___ Stored data

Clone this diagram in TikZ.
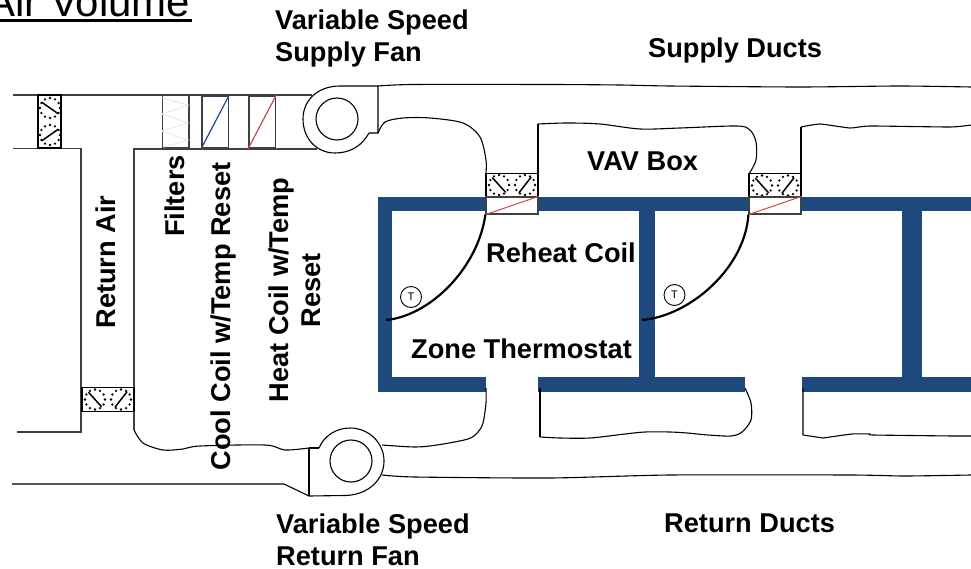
\documentclass[tikz,border=0pt]{standalone}
\usepackage{fontspec}
\setmainfont{Liberation Sans}
\usepackage{tikz}
\usetikzlibrary{
  positioning
}
\definecolor{wallblue}{HTML}{1F497D}
\definecolor{coilred}{HTML}{C0504D}
\definecolor{filtercream}{HTML}{EEECE1}
\definecolor{framegray}{HTML}{404040}
\tikzset{
  duct/.style = {black, line width=1.1pt, line join=round},
  framed/.style = {framegray, line width=1.5pt},
  wall/.style = {fill=wallblue, draw=none},
  wire/.style = {black, line width=2.2pt},
  damperbox/.style = {draw=black, line width=1.3pt, fill=white},
  coilbox/.style = {draw=framegray, line width=1.2pt, fill=white},
  label/.style = {font=\bfseries\fontsize{27.2}{32}\selectfont, inner sep=0pt, black},
  tstat/.style = {circle, draw=black, line width=0.9pt, fill=white, minimum size=21pt,
    inner sep=0pt, font=\fontsize{11}{11}\selectfont}
}
% one dial of a damper: centre x, centre y, blade angle
\newcommand{\damperdial}[3]{
    \begin{scope}[shift={(#1,#2)}]
        \foreach \ang in {0,30,...,330} {
            \fill (\ang:10) circle (1.3);
        }
        \draw[black, line width=1.5pt] (#3:10) -- (#3+180:10);
    \end{scope}
}

\begin{document}
\begin{tikzpicture}[x=1pt, y=-1pt]

    \useasboundingbox (0,0) rectangle (971,569);
    \clip (0,0) rectangle (971,569);

    % Title, cut off by the top edge
    \node[anchor=base west, inner sep=0pt, font=\fontsize{42}{42}\selectfont] (title) at (-13,17) {Air Volume};
    \draw[black, line width=3pt] (0,21) -- (192,21);

    % Air handler casing
    \draw[framed] (13,95) -- (312,95);
    \draw[framed] (13,148.5) -- (81,148.5) -- (81,432) -- (17,432);
    \draw[framed] (317,149) -- (134,149) -- (134,430);
    \draw[duct] plot[smooth, tension=0.5] coordinates {(134,430) (143,443) (163,450) (183,449) (200,446) (265,445) (285,450) (309,448)};

    % Zone walls
    \foreach \xa/\xb in {378/486, 538/749, 801/971} {
        \fill[wall] (\xa,197) rectangle (\xb,211);
    }
    \foreach \xa/\xb in {378/486, 538/745, 802/971} {
        \fill[wall] (\xa,377) rectangle (\xb,392);
    }
    \foreach \xa/\xb in {378/392, 639/655, 902/922} {
        \fill[wall] (\xa,197) rectangle (\xb,392);
    }

    % Supply fan
    \draw[duct] (337,119) circle (21);
    \draw[duct] (369,133) .. controls (362,146) and (350,153) .. (335,153)
        .. controls (316,153) and (303,138) .. (303,119)
        .. controls (303,100) and (318,86) .. (340,86) -- (378,86) -- (378,133) -- (369,133);

    % Return fan
    \draw[duct] (351,461) circle (21);
    \draw[duct] (319,448) .. controls (324,436) and (336,428) .. (350,428)
        .. controls (369,428) and (384,443) .. (384,461)
        .. controls (384,480) and (368,495) .. (345,495.5) -- (309,496) -- (284,484) -- (12,484);
    \draw[duct] (309,448) -- (309,496);
    \draw[duct] (309,448) -- (319,448);

    % Supply ducts
    \draw[duct] plot[smooth, tension=0.4] coordinates {(378,86) (413,84.5) (550,84.5) (620,85) (670,86) (800,87) (900,86) (971,87)};
    \draw[duct] plot[smooth, tension=0.5] coordinates {(378,133) (385,122) (403,118) (430,118) (463,123) (480,137) (486,160) (486,173)};
    \draw[duct] (538,173) -- (538,124);
    \draw[duct] plot[smooth, tension=0.5] coordinates {(538,124) (567,123) (600,124) (640,129) (680,128) (737,126) (750,130) (756,142) (756,160) (749,174)};
    \draw[duct] (801,174) -- (801,127);
    \draw[duct] plot[smooth, tension=0.3] coordinates {(801,127) (820,124) (850,128) (870,126) (950,127) (971,125)};

    % Return ducts
    \draw[duct] plot[smooth, tension=0.4] coordinates {(382,475) (415,477) (550,478) (670,475) (850,475) (905,476) (971,475)};
    \draw[duct] plot[smooth, tension=0.5] coordinates {(486,388) (486,403) (483,423) (478,432) (468,439) (437,445) (415,447) (382,445)};
    \draw[duct] (540,388) -- (540,437);
    \draw[duct] plot[smooth, tension=0.5] coordinates {(540,437) (560,438) (590,438) (625,434) (645,432) (670,432) (687,433) (708,435) (731,436) (742,432) (751,420) (751,403) (745,388)};
    \draw[duct] (803,388) -- (803,435) -- (823,438);
    \draw[duct] plot[smooth, tension=0.3] coordinates {(823,438) (852,434) (870,434) (873,435) (953,436) (971,436)};

    % Filter and main coils
    \node[draw=framegray, line width=1.5pt, fill=white, inner sep=0pt, minimum width=26.5pt, minimum height=52pt] (filterbox) at (175.5,121.5) {};
    \draw[filtercream, line width=1pt] (162,98) -- (188,105) -- (162,114) -- (188,123) -- (162,131) -- (188,140) -- (164,147);
    \foreach \name/\xa/\col in {coolcoil/201/wallblue, heatcoil/248/coilred} {
        \node[draw=framegray, line width=1.5pt, fill=white, inner sep=0pt, minimum width=26.5pt, minimum height=52pt, anchor=north west] (\name) at (\xa,95.5) {};
        \draw[\col, line width=1.2pt] (\name.south west) -- (\name.north east);
    }

    % Dampers
    \node[damperbox, inner sep=0pt, minimum width=23pt, minimum height=53pt] (oadamper) at (49.5,121.5) {};
    \damperdial{50}{108}{35}
    \damperdial{50}{135}{-35}
    \foreach \name/\xc/\yc/\xa/\xb in {
        radamper/108/399.5/95/121,
        vavA/512/185/499/525,
        vavB/775/185.5/762/788
    } {
        \node[damperbox, inner sep=0pt, minimum width=52pt, minimum height=23.5pt] (\name) at (\xc,\yc) {};
        \damperdial{\xa}{\yc}{48}
        \damperdial{\xb}{\yc}{-52}
    }

    % Reheat coils
    \foreach \name/\xc in {reheatA/512, reheatB/775} {
        \node[coilbox, inner sep=0pt, minimum width=52pt, minimum height=17pt] (\name) at (\xc,205.5) {};
        \draw[coilred, line width=1pt] (\name.south west) -- (\name.north east);
    }

    % Zone thermostats and their wires
    \node[tstat] (tstatA) at (411,297) {T};
    \node[tstat] (tstatB) at (674.5,295) {T};
    \coordinate (wireA) at (386,320);
    \coordinate (wireB) at (642,320);
    \draw[wire] (wireA) .. controls (430,316) and (478,268) .. (reheatA.south west);
    \draw[wire] (wireB) .. controls (690,316) and (745,268) .. (reheatB.south west);

    % Labels
    \node[label, anchor=west, align=left] (supplyfan) at (275,38.5) {Variable Speed\\Supply Fan};
    \node[label, anchor=west, align=left] (returnfan) at (276,540) {Variable Speed\\Return Fan};
    \node[label, anchor=west] (supplyducts) at (648,50) {Supply Ducts};
    \node[label, anchor=west] (returnducts) at (664,523) {Return Ducts};
    \node[label, anchor=west] (vavbox) at (587,161) {VAV Box};
    \node[label, anchor=west] (reheatcoil) at (486,253) {Reheat Coil};
    \node[label, anchor=west] (zonetstat) at (411,349) {Zone Thermostat};
    \node[label, rotate=90] (returnair) at (106,262) {Return Air};
    \node[label, rotate=90] (filters) at (175,196) {Filters};
    \node[label, rotate=90] (coollabel) at (223,316.5) {Cool Coil w/Temp Reset};
    \node[label, rotate=90, align=center] (heatlabel) at (295,290) {Heat Coil w/Temp\\Reset};

\end{tikzpicture}
\end{document}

______

● **What the task asks**:
Retype the listing exactly. Pictures do not belong in the copy.

● **Expected answer**:
Clone this diagram in TikZ.
\documentclass[tikz,border=0pt]{standalone}
\usepackage{fontspec}
\setmainfont{Liberation Sans}
\usepackage{tikz}
\usetikzlibrary{
  positioning
}
\definecolor{wallblue}{HTML}{1F497D}
\definecolor{coilred}{HTML}{C0504D}
\definecolor{filtercream}{HTML}{EEECE1}
\definecolor{framegray}{HTML}{404040}
\tikzset{
  duct/.style = {black, line width=1.1pt, line join=round},
  framed/.style = {framegray, line width=1.5pt},
  wall/.style = {fill=wallblue, draw=none},
  wire/.style = {black, line width=2.2pt},
  damperbox/.style = {draw=black, line width=1.3pt, fill=white},
  coilbox/.style = {draw=framegray, line width=1.2pt, fill=white},
  label/.style = {font=\bfseries\fontsize{27.2}{32}\selectfont, inner sep=0pt, black},
  tstat/.style = {circle, draw=black, line width=0.9pt, fill=white, minimum size=21pt,
    inner sep=0pt, font=\fontsize{11}{11}\selectfont}
}
% one dial of a damper: centre x, centre y, blade angle
\newcommand{\damperdial}[3]{
    \begin{scope}[shift={(#1,#2)}]
        \foreach \ang in {0,30,...,330} {
            \fill (\ang:10) circle (1.3);
        }
        \draw[black, line width=1.5pt] (#3:10) -- (#3+180:10);
    \end{scope}
}

\begin{document}
\begin{tikzpicture}[x=1pt, y=-1pt]

    \useasboundingbox (0,0) rectangle (971,569);
    \clip (0,0) rectangle (971,569);

    % Title, cut off by the top edge
    \node[anchor=base west, inner sep=0pt, font=\fontsize{42}{42}\selectfont] (title) at (-13,17) {Air Volume};
    \draw[black, line width=3pt] (0,21) -- (192,21);

    % Air handler casing
    \draw[framed] (13,95) -- (312,95);
    \draw[framed] (13,148.5) -- (81,148.5) -- (81,432) -- (17,432);
    \draw[framed] (317,149) -- (134,149) -- (134,430);
    \draw[duct] plot[smooth, tension=0.5] coordinates {(134,430) (143,443) (163,450) (183,449) (200,446) (265,445) (285,450) (309,448)};

    % Zone walls
    \foreach \xa/\xb in {378/486, 538/749, 801/971} {
        \fill[wall] (\xa,197) rectangle (\xb,211);
    }
    \foreach \xa/\xb in {378/486, 538/745, 802/971} {
        \fill[wall] (\xa,377) rectangle (\xb,392);
    }
    \foreach \xa/\xb in {378/392, 639/655, 902/922} {
        \fill[wall] (\xa,197) rectangle (\xb,392);
    }

    % Supply fan
    \draw[duct] (337,119) circle (21);
    \draw[duct] (369,133) .. controls (362,146) and (350,153) .. (335,153)
        .. controls (316,153) and (303,138) .. (303,119)
        .. controls (303,100) and (318,86) .. (340,86) -- (378,86) -- (378,133) -- (369,133);

    % Return fan
    \draw[duct] (351,461) circle (21);
    \draw[duct] (319,448) .. controls (324,436) and (336,428) .. (350,428)
        .. controls (369,428) and (384,443) .. (384,461)
        .. controls (384,480) and (368,495) .. (345,495.5) -- (309,496) -- (284,484) -- (12,484);
    \draw[duct] (309,448) -- (309,496);
    \draw[duct] (309,448) -- (319,448);

    % Supply ducts
    \draw[duct] plot[smooth, tension=0.4] coordinates {(378,86) (413,84.5) (550,84.5) (620,85) (670,86) (800,87) (900,86) (971,87)};
    \draw[duct] plot[smooth, tension=0.5] coordinates {(378,133) (385,122) (403,118) (430,118) (463,123) (480,137) (486,160) (486,173)};
    \draw[duct] (538,173) -- (538,124);
    \draw[duct] plot[smooth, tension=0.5] coordinates {(538,124) (567,123) (600,124) (640,129) (680,128) (737,126) (750,130) (756,142) (756,160) (749,174)};
    \draw[duct] (801,174) -- (801,127);
    \draw[duct] plot[smooth, tension=0.3] coordinates {(801,127) (820,124) (850,128) (870,126) (950,127) (971,125)};

    % Return ducts
    \draw[duct] plot[smooth, tension=0.4] coordinates {(382,475) (415,477) (550,478) (670,475) (850,475) (905,476) (971,475)};
    \draw[duct] plot[smooth, tension=0.5] coordinates {(486,388) (486,403) (483,423) (478,432) (468,439) (437,445) (415,447) (382,445)};
    \draw[duct] (540,388) -- (540,437);
    \draw[duct] plot[smooth, tension=0.5] coordinates {(540,437) (560,438) (590,438) (625,434) (645,432) (670,432) (687,433) (708,435) (731,436) (742,432) (751,420) (751,403) (745,388)};
    \draw[duct] (803,388) -- (803,435) -- (823,438);
    \draw[duct] plot[smooth, tension=0.3] coordinates {(823,438) (852,434) (870,434) (873,435) (953,436) (971,436)};

    % Filter and main coils
    \node[draw=framegray, line width=1.5pt, fill=white, inner sep=0pt, minimum width=26.5pt, minimum height=52pt] (filterbox) at (175.5,121.5) {};
    \draw[filtercream, line width=1pt] (162,98) -- (188,105) -- (162,114) -- (188,123) -- (162,131) -- (188,140) -- (164,147);
    \foreach \name/\xa/\col in {coolcoil/201/wallblue, heatcoil/248/coilred} {
        \node[draw=framegray, line width=1.5pt, fill=white, inner sep=0pt, minimum width=26.5pt, minimum height=52pt, anchor=north west] (\name) at (\xa,95.5) {};
        \draw[\col, line width=1.2pt] (\name.south west) -- (\name.north east);
    }

    % Dampers
    \node[damperbox, inner sep=0pt, minimum width=23pt, minimum height=53pt] (oadamper) at (49.5,121.5) {};
    \damperdial{50}{108}{35}
    \damperdial{50}{135}{-35}
    \foreach \name/\xc/\yc/\xa/\xb in {
        radamper/108/399.5/95/121,
        vavA/512/185/499/525,
        vavB/775/185.5/762/788
    } {
        \node[damperbox, inner sep=0pt, minimum width=52pt, minimum height=23.5pt] (\name) at (\xc,\yc) {};
        \damperdial{\xa}{\yc}{48}
        \damperdial{\xb}{\yc}{-52}
    }

    % Reheat coils
    \foreach \name/\xc in {reheatA/512, reheatB/775} {
        \node[coilbox, inner sep=0pt, minimum width=52pt, minimum height=17pt] (\name) at (\xc,205.5) {};
        \draw[coilred, line width=1pt] (\name.south west) -- (\name.north east);
    }

    % Zone thermostats and their wires
    \node[tstat] (tstatA) at (411,297) {T};
    \node[tstat] (tstatB) at (674.5,295) {T};
    \coordinate (wireA) at (386,320);
    \coordinate (wireB) at (642,320);
    \draw[wire] (wireA) .. controls (430,316) and (478,268) .. (reheatA.south west);
    \draw[wire] (wireB) .. controls (690,316) and (745,268) .. (reheatB.south west);

    % Labels
    \node[label, anchor=west, align=left] (supplyfan) at (275,38.5) {Variable Speed\\Supply Fan};
    \node[label, anchor=west, align=left] (returnfan) at (276,540) {Variable Speed\\Return Fan};
    \node[label, anchor=west] (supplyducts) at (648,50) {Supply Ducts};
    \node[label, anchor=west] (returnducts) at (664,523) {Return Ducts};
    \node[label, anchor=west] (vavbox) at (587,161) {VAV Box};
    \node[label, anchor=west] (reheatcoil) at (486,253) {Reheat Coil};
    \node[label, anchor=west] (zonetstat) at (411,349) {Zone Thermostat};
    \node[label, rotate=90] (returnair) at (106,262) {Return Air};
    \node[label, rotate=90] (filters) at (175,196) {Filters};
    \node[label, rotate=90] (coollabel) at (223,316.5) {Cool Coil w/Temp Reset};
    \node[label, rotate=90, align=center] (heatlabel) at (295,290) {Heat Coil w/Temp\\Reset};

\end{tikzpicture}
\end{document}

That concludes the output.